### Stated task
From the first line of the listing below, retype each line up to and including the one with "const variableTitles = ['EW"; pictures stay out.

• • • •

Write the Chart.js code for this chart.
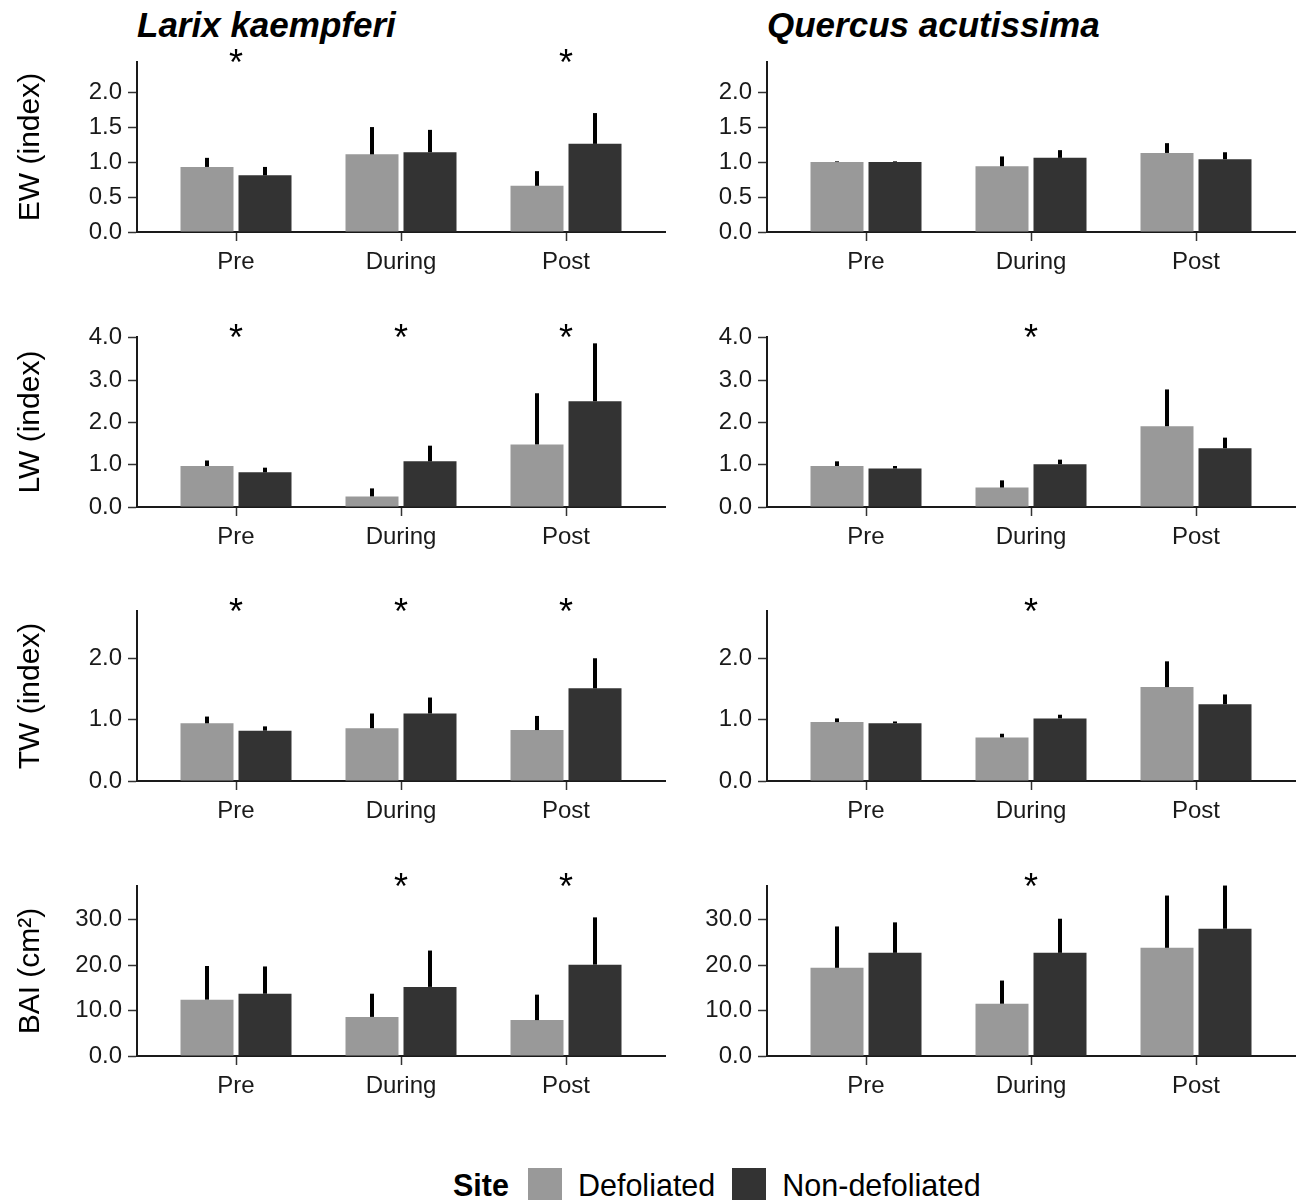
<!DOCTYPE html>
<html>
<head>
<meta charset="utf-8">
<script src="https://cdn.jsdelivr.net/npm/chart.js@4/dist/chart.umd.min.js"></script>
<style>
html,body{margin:0;padding:0;background:#fff;}
body{width:1304px;height:1200px;position:relative;overflow:hidden;font-family:"Liberation Sans",Arial,sans-serif;}
canvas{position:absolute;}
.species{position:absolute;font-weight:bold;font-style:italic;font-size:35px;line-height:35px;color:#000;top:7px;white-space:nowrap;}
#legend{position:absolute;left:453px;top:1168px;display:flex;align-items:center;font-size:30.5px;line-height:34px;white-space:nowrap;color:#000;}
#legend .ttl{font-weight:bold;margin-right:19px;}
#legend .box{width:34px;height:34px;display:inline-block;margin-right:16px;}
#legend .lab{margin-right:17px;}
</style>
</head>
<body>
<div id="titles"></div>
<div id="legend"></div>
<script>
// ---------- data ----------
const categories = ['Pre', 'During', 'Post'];
const siteNames = ['Defoliated', 'Non-defoliated'];
const speciesNames = ['Larix kaempferi', 'Quercus acutissima'];
const variableTitles = ['EW (index)', 'LW (index)', 'TW (index)', 'BAI (cm\u00B2)'];

// EW
const ewLarixDef = [0.93, 1.11, 0.66];
const ewLarixDefUpper = [1.06, 1.50, 0.87];
const ewLarixNon = [0.81, 1.14, 1.26];
const ewLarixNonUpper = [0.93, 1.46, 1.70];
const ewQuercusDef = [1.00, 0.94, 1.13];
const ewQuercusDefUpper = [1.01, 1.08, 1.27];
const ewQuercusNon = [1.00, 1.06, 1.04];
const ewQuercusNonUpper = [1.01, 1.17, 1.14];
// LW
const lwLarixDef = [0.97, 0.25, 1.48];
const lwLarixDefUpper = [1.10, 0.44, 2.69];
const lwLarixNon = [0.82, 1.08, 2.50];
const lwLarixNonUpper = [0.93, 1.45, 3.87];
const lwQuercusDef = [0.97, 0.46, 1.91];
const lwQuercusDefUpper = [1.08, 0.63, 2.78];
const lwQuercusNon = [0.91, 1.01, 1.39];
const lwQuercusNonUpper = [0.97, 1.12, 1.64];
// TW
const twLarixDef = [0.94, 0.86, 0.83];
const twLarixDefUpper = [1.05, 1.10, 1.06];
const twLarixNon = [0.82, 1.10, 1.51];
const twLarixNonUpper = [0.89, 1.36, 2.00];
const twQuercusDef = [0.96, 0.71, 1.53];
const twQuercusDefUpper = [1.02, 0.77, 1.95];
const twQuercusNon = [0.94, 1.02, 1.25];
const twQuercusNonUpper = [0.97, 1.08, 1.41];
// BAI
const baiLarixDef = [12.4, 8.6, 7.9];
const baiLarixDefUpper = [19.8, 13.7, 13.5];
const baiLarixNon = [13.7, 15.2, 20.1];
const baiLarixNonUpper = [19.7, 23.2, 30.5];
const baiQuercusDef = [19.4, 11.5, 23.8];
const baiQuercusDefUpper = [28.5, 16.6, 35.3];
const baiQuercusNon = [22.7, 22.7, 28.0];
const baiQuercusNonUpper = [29.4, 30.2, 37.5];

// significance marks (*)
const sigLarixEW = [true, false, true];
const sigQuercusEW = [false, false, false];
const sigLarixLW = [true, true, true];
const sigQuercusLW = [false, true, false];
const sigLarixTW = [true, true, true];
const sigQuercusTW = [false, true, false];
const sigLarixBAI = [false, true, true];
const sigQuercusBAI = [false, true, false];

// y tick labels / limits
const ewTicks = [0, 0.5, 1.0, 1.5, 2.0];
const lwTicks = [0, 1, 2, 3, 4];
const twTicks = [0, 1, 2];
const baiTicks = [0, 10, 20, 30];
const yLimits = [2.43, 4.02, 2.77, 37.4];

// ---------- layout / style ----------
const FONT = '"Liberation Sans", Arial, sans-serif';
const siteColors = ['#999999', '#333333'];
const axisTops = [62, 337, 611, 886];
const plotH = 170;
const padTop = 40, xAxisH = 50;
const cols = [
  {canvasLeft: 0, width: 668, yAxisW: 137, padRight: 3},
  {canvasLeft: 668, width: 636, yAxisW: 99, padRight: 9}
];

const rows = [
  {title: variableTitles[0], ticks: ewTicks, max: yLimits[0], panels: [
    {def: ewLarixDef, defUp: ewLarixDefUpper, non: ewLarixNon, nonUp: ewLarixNonUpper, sig: sigLarixEW},
    {def: ewQuercusDef, defUp: ewQuercusDefUpper, non: ewQuercusNon, nonUp: ewQuercusNonUpper, sig: sigQuercusEW}]},
  {title: variableTitles[1], ticks: lwTicks, max: yLimits[1], panels: [
    {def: lwLarixDef, defUp: lwLarixDefUpper, non: lwLarixNon, nonUp: lwLarixNonUpper, sig: sigLarixLW},
    {def: lwQuercusDef, defUp: lwQuercusDefUpper, non: lwQuercusNon, nonUp: lwQuercusNonUpper, sig: sigQuercusLW}]},
  {title: variableTitles[2], ticks: twTicks, max: yLimits[2], panels: [
    {def: twLarixDef, defUp: twLarixDefUpper, non: twLarixNon, nonUp: twLarixNonUpper, sig: sigLarixTW},
    {def: twQuercusDef, defUp: twQuercusDefUpper, non: twQuercusNon, nonUp: twQuercusNonUpper, sig: sigQuercusTW}]},
  {title: variableTitles[3], ticks: baiTicks, max: yLimits[3], panels: [
    {def: baiLarixDef, defUp: baiLarixDefUpper, non: baiLarixNon, nonUp: baiLarixNonUpper, sig: sigLarixBAI},
    {def: baiQuercusDef, defUp: baiQuercusDefUpper, non: baiQuercusNon, nonUp: baiQuercusNonUpper, sig: sigQuercusBAI}]}
];

const annotPlugin = {
  id: 'annot',
  afterDatasetsDraw(chart, args, opts) {
    const ctx = chart.ctx, ys = chart.scales.y, xs = chart.scales.x;
    ctx.save();
    ctx.strokeStyle = '#000';
    ctx.lineWidth = 4;
    chart.data.datasets.forEach((ds, di) => {
      const meta = chart.getDatasetMeta(di);
      meta.data.forEach((el, i) => {
        const top = ys.getPixelForValue(ds.upper[i]);
        ctx.beginPath();
        ctx.moveTo(el.x, el.y);
        ctx.lineTo(el.x, top);
        ctx.stroke();
      });
    });
    ctx.fillStyle = '#000';
    ctx.font = '36px ' + FONT;
    ctx.textAlign = 'center';
    ctx.textBaseline = 'alphabetic';
    (opts.sig || []).forEach((s, i) => {
      if (s) ctx.fillText('*', xs.getPixelForValue(i + 1), chart.chartArea.top + 13);
    });
    ctx.restore();
  }
};

function makeChart(r, c) {
  const row = rows[r], p = row.panels[c], col = cols[c];
  const cv = document.createElement('canvas');
  const h = padTop + plotH + xAxisH;
  cv.width = col.width; cv.height = h;
  cv.style.left = col.canvasLeft + 'px';
  cv.style.top = (axisTops[r] - padTop) + 'px';
  cv.style.width = col.width + 'px'; cv.style.height = h + 'px';
  document.body.appendChild(cv);
  const toXY = arr => arr.map((v, i) => ({x: i + 1, y: v}));
  new Chart(cv, {
    type: 'bar',
    data: {
      datasets: [
        {label: siteNames[0], data: toXY(p.def), upper: p.defUp, backgroundColor: siteColors[0]},
        {label: siteNames[1], data: toXY(p.non), upper: p.nonUp, backgroundColor: siteColors[1]}
      ]
    },
    options: {
      responsive: false,
      animation: false,
      devicePixelRatio: 1,
      categoryPercentage: 116 / 165,
      barPercentage: 53 / 58,
      layout: {padding: {top: padTop, right: col.padRight, left: 0, bottom: 0}},
      plugins: {legend: {display: false}, tooltip: {enabled: false}, annot: {sig: p.sig}},
      scales: {
        x: {
          type: 'linear', min: 0.4, max: 3.6, offset: false, bounds: 'data',
          afterBuildTicks: s => { s.ticks = categories.map((_, i) => ({value: i + 1})); },
          afterFit: s => { s.height = xAxisH; },
          ticks: {callback: v => categories[v - 1], font: {family: FONT, size: 24}, color: '#1a1a1a', padding: 7, maxRotation: 0, autoSkip: false},
          grid: {display: true, offset: false, drawOnChartArea: false, drawTicks: true, tickLength: 9, tickWidth: 1.5, tickColor: '#333'},
          border: {display: true, color: '#1a1a1a', width: 2}
        },
        y: {
          min: 0, max: row.max,
          afterBuildTicks: s => { s.ticks = row.ticks.map(v => ({value: v})); },
          afterFit: s => { s.width = col.yAxisW; },
          ticks: {callback: v => Number(v).toFixed(1), font: {family: FONT, size: 24}, color: '#1a1a1a', padding: 6, autoSkip: false},
          grid: {display: true, drawOnChartArea: false, drawTicks: true, tickLength: 9, tickWidth: 1.5, tickColor: '#333'},
          border: {display: true, color: '#1a1a1a', width: 2},
          title: {display: c === 0, text: row.title, font: {family: FONT, size: 30}, color: '#000', padding: {top: 13, bottom: 0}}
        }
      }
    },
    plugins: [annotPlugin]
  });
}

for (let r = 0; r < rows.length; r++) for (let c = 0; c < 2; c++) makeChart(r, c);

// species titles
const titleLefts = [137, 767];
speciesNames.forEach((n, i) => {
  const d = document.createElement('div');
  d.className = 'species'; d.textContent = n; d.style.left = titleLefts[i] + 'px';
  document.getElementById('titles').appendChild(d);
});

// legend
const lg = document.getElementById('legend');
const t = document.createElement('span'); t.className = 'ttl'; t.textContent = 'Site'; lg.appendChild(t);
siteNames.forEach((n, i) => {
  const b = document.createElement('span'); b.className = 'box'; b.style.background = siteColors[i]; lg.appendChild(b);
  const l = document.createElement('span'); l.className = 'lab'; l.textContent = n; lg.appendChild(l);
});
</script>
</body>
</html>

• • • •

### Answer to the exercise
Write the Chart.js code for this chart.
<!DOCTYPE html>
<html>
<head>
<meta charset="utf-8">
<script src="https://cdn.jsdelivr.net/npm/chart.js@4/dist/chart.umd.min.js"></script>
<style>
html,body{margin:0;padding:0;background:#fff;}
body{width:1304px;height:1200px;position:relative;overflow:hidden;font-family:"Liberation Sans",Arial,sans-serif;}
canvas{position:absolute;}
.species{position:absolute;font-weight:bold;font-style:italic;font-size:35px;line-height:35px;color:#000;top:7px;white-space:nowrap;}
#legend{position:absolute;left:453px;top:1168px;display:flex;align-items:center;font-size:30.5px;line-height:34px;white-space:nowrap;color:#000;}
#legend .ttl{font-weight:bold;margin-right:19px;}
#legend .box{width:34px;height:34px;display:inline-block;margin-right:16px;}
#legend .lab{margin-right:17px;}
</style>
</head>
<body>
<div id="titles"></div>
<div id="legend"></div>
<script>
// ---------- data ----------
const categories = ['Pre', 'During', 'Post'];
const siteNames = ['Defoliated', 'Non-defoliated'];
const speciesNames = ['Larix kaempferi', 'Quercus acutissima'];
const variableTitles = ['EW (index)', 'LW (index)', 'TW (index)', 'BAI (cm\u00B2)'];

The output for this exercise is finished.